On R we have 2 atlases
$A_1$={${u\in \mathbb R ,p_1:x\to x }$}
$A_2$={${u\in \mathbb R ,p_2:x\to x^3 }$}
$M_i$ is $C^{\infty }$ manifold whose differentiable structure generated by $A_i$ where i=1,2
I know from book both atlases are not equivalent
as $p_1\circ p_2^{-1}=x^{1/3}$ is not differemorphism
I wanted to know which is $C^{\infty }$ diffeomorphism $f:R \to R$ from M1 to M2.

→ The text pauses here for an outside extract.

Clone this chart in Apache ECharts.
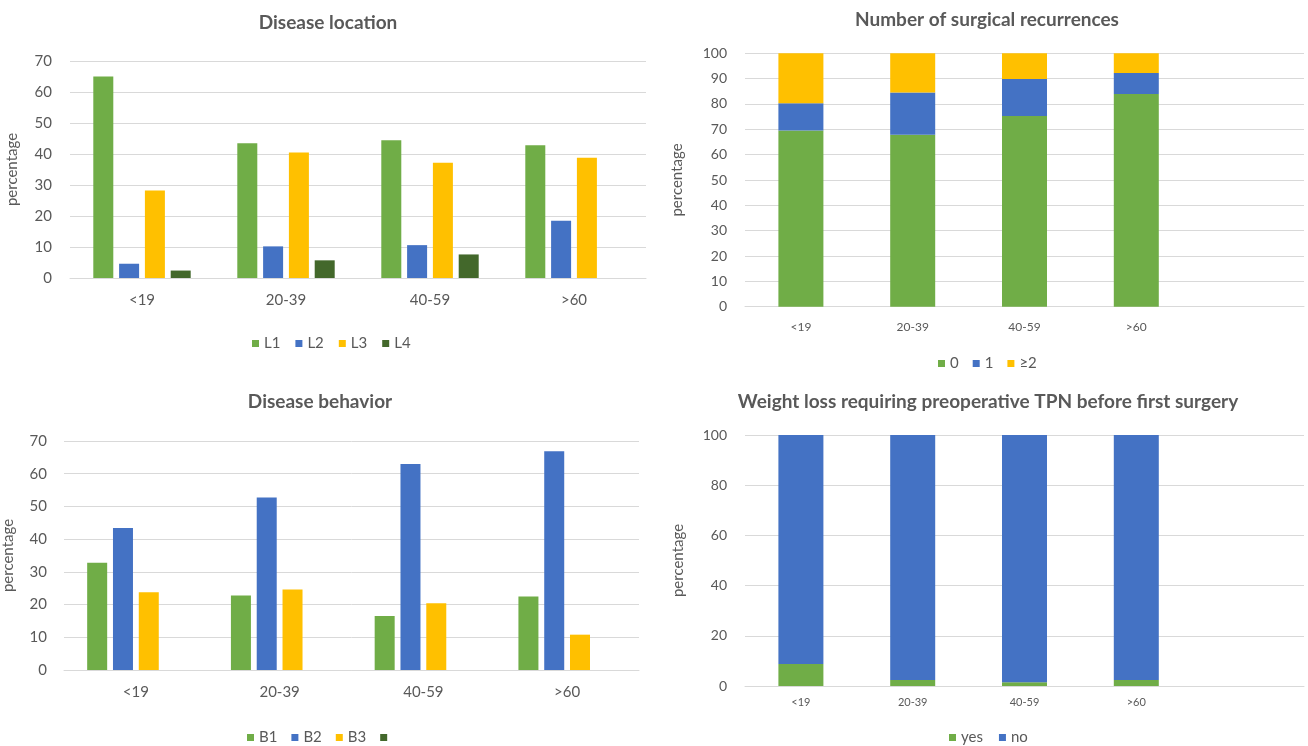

Any Help will be appreciated
If you have any two smooth bijections $q_i : \mathbb R \to \mathbb R$, then you get two atlases $\mathcal A_i = \{ q_i\}$ determining two differentiable manifolds $M_i$.
But $f = q_2^{-1} \circ q_1 : M_1 \to M_2$ is smooth because $q_2 \circ f \circ q_1^{-1} = id$, similarly $g = q_1^{-1} \circ q_2 : M_2 \to M_1$ is smooth, and $f, g$ are inverse to each other. Thus $f$ is a diffeomorphism. In your example you have $q_1 = id$ and $q_2(x) = x^3$, thus $f(x) = x^{1/3}$.
Remark: A smooth bijection on $\mathbb R$ is a continuous bijection. It is easy to show that continuous bijections on $\mathbb R$ are homeomorphisms.